Bellairs also doodled bearded patriarchs and pharaohs...and bishops and nuns and more...but his most frequent character was Louis XI (1423-1483), leading credence to why Myers jokingly called Bellairs the "biggest modern-day fan" of the so-called spider king. Bellairs' caricatures decorated letters and cards and often accompanied autographed books.
"John liked to draw him wearing his favorite peaked cloth hat, with medals of various saints forming a ring around the rim (i.e. his badge for Saint Michael and who-knows-who-else). Louis would pray to a given saint for success in one of his endeavors, and if that saint didn't come through for him, Louis would demote his medal to the back of his hat. John also greatly appreciated the fact that Louis kept a cardinal, not of the avian, but of the Prince of the Church variety (i.e.

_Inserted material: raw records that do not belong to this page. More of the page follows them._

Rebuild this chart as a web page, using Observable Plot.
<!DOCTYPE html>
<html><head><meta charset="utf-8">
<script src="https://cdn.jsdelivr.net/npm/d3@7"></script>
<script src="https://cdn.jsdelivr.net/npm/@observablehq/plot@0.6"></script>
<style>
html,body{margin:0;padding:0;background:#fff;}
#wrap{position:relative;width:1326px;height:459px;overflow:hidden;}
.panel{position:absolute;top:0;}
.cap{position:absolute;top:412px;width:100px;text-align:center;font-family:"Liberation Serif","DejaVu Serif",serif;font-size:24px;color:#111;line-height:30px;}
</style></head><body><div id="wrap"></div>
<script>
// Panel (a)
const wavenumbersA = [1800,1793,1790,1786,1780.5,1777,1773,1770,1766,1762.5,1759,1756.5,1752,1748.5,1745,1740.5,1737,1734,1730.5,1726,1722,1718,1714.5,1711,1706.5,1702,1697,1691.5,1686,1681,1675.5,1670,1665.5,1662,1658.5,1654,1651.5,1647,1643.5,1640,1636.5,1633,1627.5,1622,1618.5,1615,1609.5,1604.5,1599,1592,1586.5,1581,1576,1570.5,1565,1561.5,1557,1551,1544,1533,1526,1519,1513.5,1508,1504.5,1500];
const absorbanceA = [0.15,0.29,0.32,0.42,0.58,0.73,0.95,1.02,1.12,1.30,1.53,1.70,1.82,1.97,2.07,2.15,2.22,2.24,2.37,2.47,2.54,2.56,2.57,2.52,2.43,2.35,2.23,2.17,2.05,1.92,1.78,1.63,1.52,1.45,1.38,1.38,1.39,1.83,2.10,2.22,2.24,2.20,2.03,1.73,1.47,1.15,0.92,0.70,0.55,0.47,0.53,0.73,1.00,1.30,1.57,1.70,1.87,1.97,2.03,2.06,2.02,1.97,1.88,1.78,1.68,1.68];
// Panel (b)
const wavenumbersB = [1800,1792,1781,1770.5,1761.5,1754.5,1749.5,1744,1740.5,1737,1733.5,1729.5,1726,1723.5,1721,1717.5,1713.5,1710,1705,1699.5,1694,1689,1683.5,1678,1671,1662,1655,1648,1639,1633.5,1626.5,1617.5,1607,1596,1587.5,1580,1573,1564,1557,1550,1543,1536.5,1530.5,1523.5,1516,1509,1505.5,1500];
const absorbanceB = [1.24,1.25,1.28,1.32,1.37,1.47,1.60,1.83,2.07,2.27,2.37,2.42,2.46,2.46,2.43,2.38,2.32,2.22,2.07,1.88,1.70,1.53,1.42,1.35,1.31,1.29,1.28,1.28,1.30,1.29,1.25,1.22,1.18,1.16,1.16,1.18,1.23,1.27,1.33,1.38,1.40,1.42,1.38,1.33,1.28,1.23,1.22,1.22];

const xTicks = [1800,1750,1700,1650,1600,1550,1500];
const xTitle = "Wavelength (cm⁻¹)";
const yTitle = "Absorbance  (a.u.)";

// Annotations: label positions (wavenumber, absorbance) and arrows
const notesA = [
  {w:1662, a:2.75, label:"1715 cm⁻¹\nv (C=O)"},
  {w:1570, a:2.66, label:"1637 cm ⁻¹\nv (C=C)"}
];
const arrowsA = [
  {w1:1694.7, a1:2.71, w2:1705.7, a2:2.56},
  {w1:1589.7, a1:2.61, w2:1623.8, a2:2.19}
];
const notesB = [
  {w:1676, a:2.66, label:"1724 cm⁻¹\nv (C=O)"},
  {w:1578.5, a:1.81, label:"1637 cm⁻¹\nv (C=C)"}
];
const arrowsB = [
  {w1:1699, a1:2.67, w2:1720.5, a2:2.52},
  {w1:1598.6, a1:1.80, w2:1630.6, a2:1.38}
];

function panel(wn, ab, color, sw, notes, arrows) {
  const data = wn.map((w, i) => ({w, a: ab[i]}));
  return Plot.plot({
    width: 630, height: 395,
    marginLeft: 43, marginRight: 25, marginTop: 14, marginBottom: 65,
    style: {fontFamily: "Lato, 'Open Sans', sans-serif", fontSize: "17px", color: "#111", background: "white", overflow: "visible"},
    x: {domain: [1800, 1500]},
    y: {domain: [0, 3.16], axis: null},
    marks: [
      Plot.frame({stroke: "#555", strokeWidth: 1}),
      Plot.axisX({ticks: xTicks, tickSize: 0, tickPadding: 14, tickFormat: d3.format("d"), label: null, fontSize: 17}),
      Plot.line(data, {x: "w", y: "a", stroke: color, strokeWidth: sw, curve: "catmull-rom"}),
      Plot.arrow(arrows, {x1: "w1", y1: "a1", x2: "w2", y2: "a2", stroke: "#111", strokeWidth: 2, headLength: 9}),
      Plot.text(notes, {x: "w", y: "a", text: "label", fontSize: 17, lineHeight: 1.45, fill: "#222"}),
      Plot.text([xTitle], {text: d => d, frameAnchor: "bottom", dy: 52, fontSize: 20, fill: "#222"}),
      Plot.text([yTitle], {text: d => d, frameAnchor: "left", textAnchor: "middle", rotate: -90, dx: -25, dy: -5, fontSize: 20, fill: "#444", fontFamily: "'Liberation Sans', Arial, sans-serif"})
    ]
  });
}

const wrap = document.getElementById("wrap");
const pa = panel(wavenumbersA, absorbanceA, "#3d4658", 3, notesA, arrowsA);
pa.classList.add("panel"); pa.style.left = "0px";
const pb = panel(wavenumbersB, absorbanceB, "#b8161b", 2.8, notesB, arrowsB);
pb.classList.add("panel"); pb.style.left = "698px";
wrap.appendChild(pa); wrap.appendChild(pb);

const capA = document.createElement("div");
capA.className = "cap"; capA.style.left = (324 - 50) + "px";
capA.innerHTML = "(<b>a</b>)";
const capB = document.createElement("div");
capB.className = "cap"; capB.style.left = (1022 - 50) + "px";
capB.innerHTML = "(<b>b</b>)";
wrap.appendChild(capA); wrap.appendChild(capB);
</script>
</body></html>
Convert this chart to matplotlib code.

Jean Balue) in a cage in his castle."
The reissued Olmstead Press version of Face - while being small, easy to carry, and a nice clean copy of the text - lacks any sort of illustration by Marilyn Fitschen, including the one seen above of Louis XI. That image is reduced to the following passage:
"....King Louis XI of France who, as far as Prospero was concerned, looked like Cyrano de Bergerac with a lumpy Roman nose." [Face; 9; Olmstead Press, 2000]Contributor Kalev Hantsoo owns the Recorded Books version and notes the same edit is there, "leaving us (gasp) deprived of a few words."